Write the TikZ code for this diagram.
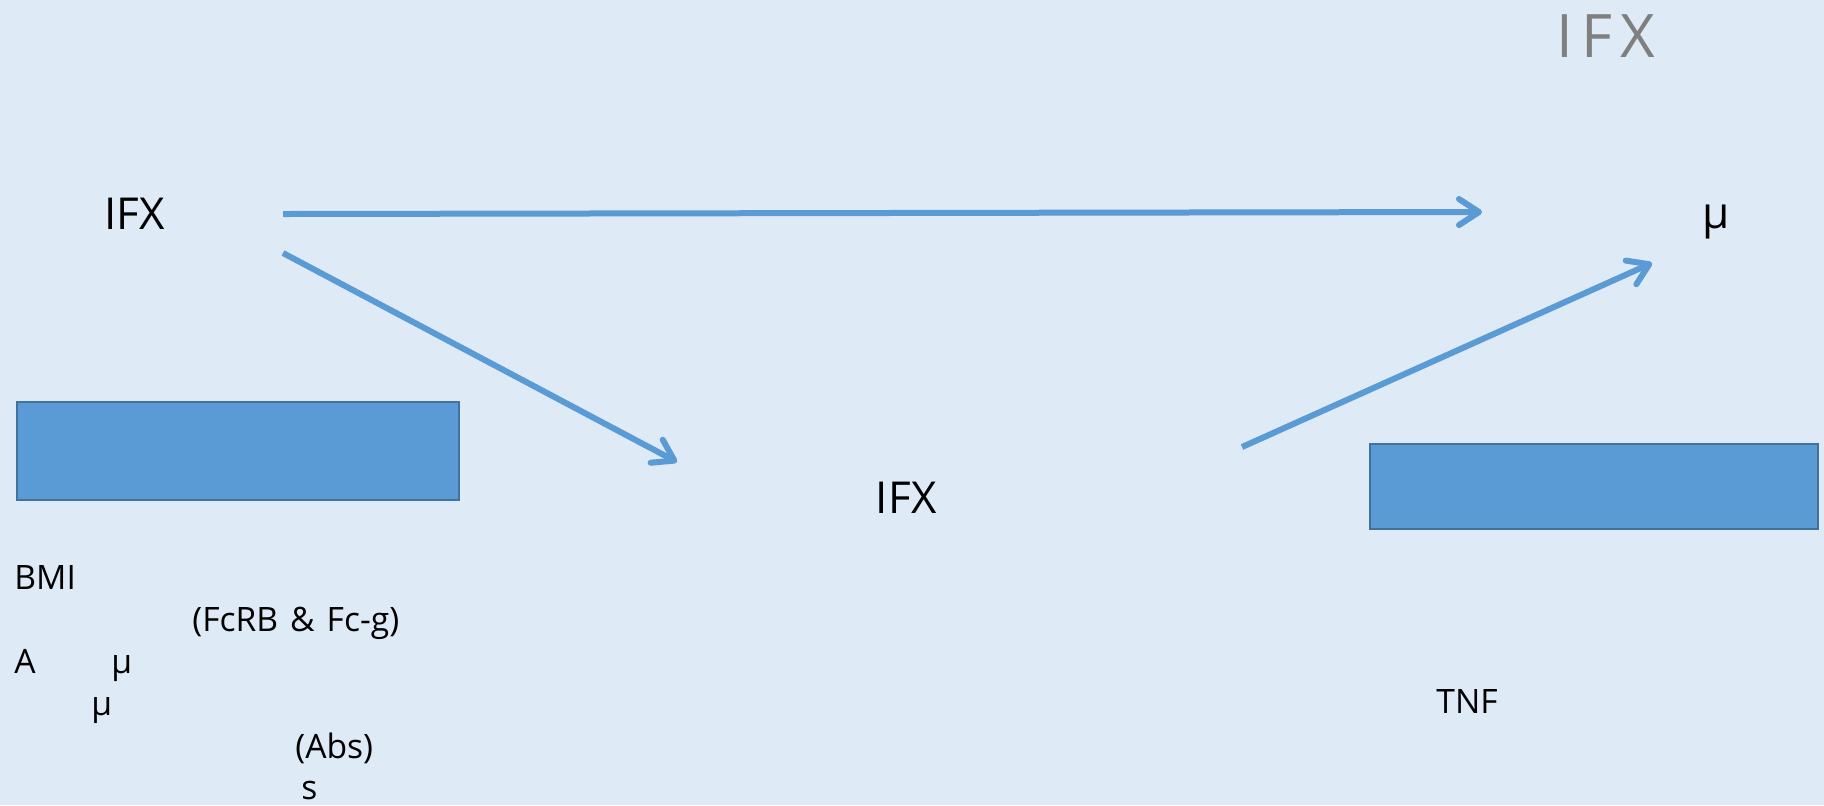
\documentclass[tikz,border=0pt]{standalone}
\usepackage{fontspec}
\setmainfont{Open Sans}
\usetikzlibrary{arrows.meta}
\definecolor{bgblue}{HTML}{DEEAF6}
\definecolor{linkblue}{HTML}{5B9BD5}
\definecolor{boxedge}{HTML}{41719C}
\definecolor{titlegray}{HTML}{7F7F7F}

\begin{document}
\begin{tikzpicture}[x=0.5pt,y=-0.5pt,
  lbl/.style={inner sep=0pt, anchor=base west, font=\fontsize{16.8}{20}\selectfont},
  big/.style={inner sep=0pt, anchor=base west, font=\fontsize{22}{26}\selectfont},
  title/.style={inner sep=0pt, anchor=base west, text=titlegray, font=\fontsize{30}{36}\selectfont},
  link/.style={draw=linkblue, line width=3pt,
    -{Straight Barb[round, length=10pt, width=13pt]}},
  bar/.style={fill=linkblue, draw=boxedge, line width=0.8pt}]

  % canvas
  \fill[bgblue] (0,0) rectangle (1824,805);
  \useasboundingbox (0,0) rectangle (1824,805);

  % title
  \node[title] (title) at (1556,57) {I\kern4pt F\kern4pt X};

  % main labels
  \node[big] (src) at (104,229) {IFX};
  \node[big] (mid) at (875,513) {I\kern0.5pt FX};
  \node[big] (out) at (1702,228) {μ};

  % arrow end points
  \coordinate (srcA) at (283,214);
  \coordinate (outA) at (1482,212);
  \coordinate (srcB) at (283,253);
  \coordinate (midB) at (677,462);
  \coordinate (midC) at (1242,447);
  \coordinate (outC) at (1652,263);

  \draw[link] (srcA) -- (outA);
  \draw[link] (srcB) -- (midB);
  \draw[link] (midC) -- (outC);

  % boxes
  \draw[bar] (17,402) rectangle (459,500);
  \draw[bar] (1370,444) rectangle (1818,529);

  % notes, left
  \node[lbl] (bmi) at (14,589) {BMI};
  \node[lbl] (fc) at (192,631) {(FcRB\hspace{6pt}\&\hspace{6pt}Fc-g)};
  \node[lbl] (a) at (14,673) {A};
  \node[lbl] (mu1) at (111,673) {μ};
  \node[lbl] (mu2) at (91,715) {μ};
  \node[lbl] (abs) at (295,758) {(Abs)};
  \node[lbl] (s) at (301,799) {s};

  % notes, right
  \node[lbl] (tnf) at (1436,713) {TNF};
\end{tikzpicture}
\end{document}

********************

### EXERCISE OBJECTIVE
Do not copy the pictures, but repeat every line exactly.

### ANSWER TO THIS EXERCISE
Write the TikZ code for this diagram.
\documentclass[tikz,border=0pt]{standalone}
\usepackage{fontspec}
\setmainfont{Open Sans}
\usetikzlibrary{arrows.meta}
\definecolor{bgblue}{HTML}{DEEAF6}
\definecolor{linkblue}{HTML}{5B9BD5}
\definecolor{boxedge}{HTML}{41719C}
\definecolor{titlegray}{HTML}{7F7F7F}

\begin{document}
\begin{tikzpicture}[x=0.5pt,y=-0.5pt,
  lbl/.style={inner sep=0pt, anchor=base west, font=\fontsize{16.8}{20}\selectfont},
  big/.style={inner sep=0pt, anchor=base west, font=\fontsize{22}{26}\selectfont},
  title/.style={inner sep=0pt, anchor=base west, text=titlegray, font=\fontsize{30}{36}\selectfont},
  link/.style={draw=linkblue, line width=3pt,
    -{Straight Barb[round, length=10pt, width=13pt]}},
  bar/.style={fill=linkblue, draw=boxedge, line width=0.8pt}]

  % canvas
  \fill[bgblue] (0,0) rectangle (1824,805);
  \useasboundingbox (0,0) rectangle (1824,805);

  % title
  \node[title] (title) at (1556,57) {I\kern4pt F\kern4pt X};

  % main labels
  \node[big] (src) at (104,229) {IFX};
  \node[big] (mid) at (875,513) {I\kern0.5pt FX};
  \node[big] (out) at (1702,228) {μ};

  % arrow end points
  \coordinate (srcA) at (283,214);
  \coordinate (outA) at (1482,212);
  \coordinate (srcB) at (283,253);
  \coordinate (midB) at (677,462);
  \coordinate (midC) at (1242,447);
  \coordinate (outC) at (1652,263);

  \draw[link] (srcA) -- (outA);
  \draw[link] (srcB) -- (midB);
  \draw[link] (midC) -- (outC);

  % boxes
  \draw[bar] (17,402) rectangle (459,500);
  \draw[bar] (1370,444) rectangle (1818,529);

  % notes, left
  \node[lbl] (bmi) at (14,589) {BMI};
  \node[lbl] (fc) at (192,631) {(FcRB\hspace{6pt}\&\hspace{6pt}Fc-g)};
  \node[lbl] (a) at (14,673) {A};
  \node[lbl] (mu1) at (111,673) {μ};
  \node[lbl] (mu2) at (91,715) {μ};
  \node[lbl] (abs) at (295,758) {(Abs)};
  \node[lbl] (s) at (301,799) {s};

  % notes, right
  \node[lbl] (tnf) at (1436,713) {TNF};
\end{tikzpicture}
\end{document}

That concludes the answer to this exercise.